Observe Datasets and Time¶
Observe collects all data (system and application logs, metrics, and tracing spans) into observations, which are transformed into datasets. Datasets are structured with times or time intervals, as well as links (relations) to/from other datasets. Having these links (relations) between different parts of the system is what gives Observe superpowers when discovering the meaning hidden in the data.
A dataset lives within a named project, and in turn has a name. Project names must be unique within your customer, and dataset names must be unique within their project. When you log into Observe, you are shown the “Explore” page which lets you browse the different datasets that exist for your customer id.
A dataset has a schema (a set of named columns and the type of data stored in those columns) and a type: “table,” “event,” or “resource.” The type is determined mainly by how much time-related information is available about the dataset.
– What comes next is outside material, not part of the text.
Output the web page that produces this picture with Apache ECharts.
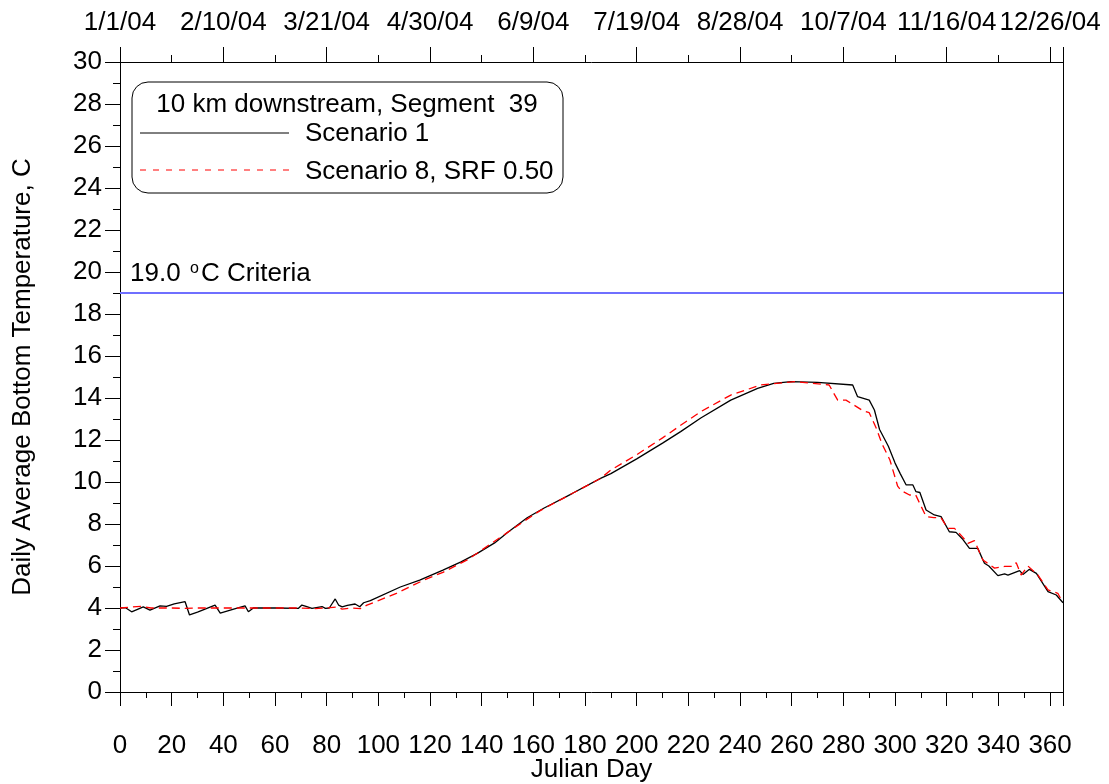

If information is not related to time and changes over time are not tracked, a dataset is a “table.” This is like a normal look-up table in most systems, but is the kind that is used the least in Observe because it doesn’t allow tracking changes over time.
If something happens “at a time” and has a well-defined timestamp, then the dataset is an “event dataset.” Events have a single point in time, and typically link (relate) to one or more other tables in the system. For example, “user X logged into system Y at time Z” is an event, which also links to the “user” dataset and the “system” dataset.
Finally, objects that have permanence over time, and whose state changes over time, are stored in “resource datasets.” Any field value for a resource has a validity time interval — a start time, and an end time. For a resource, you can ask questions like “what was the name at time T?” Additionally, a resource is identified by a primary key.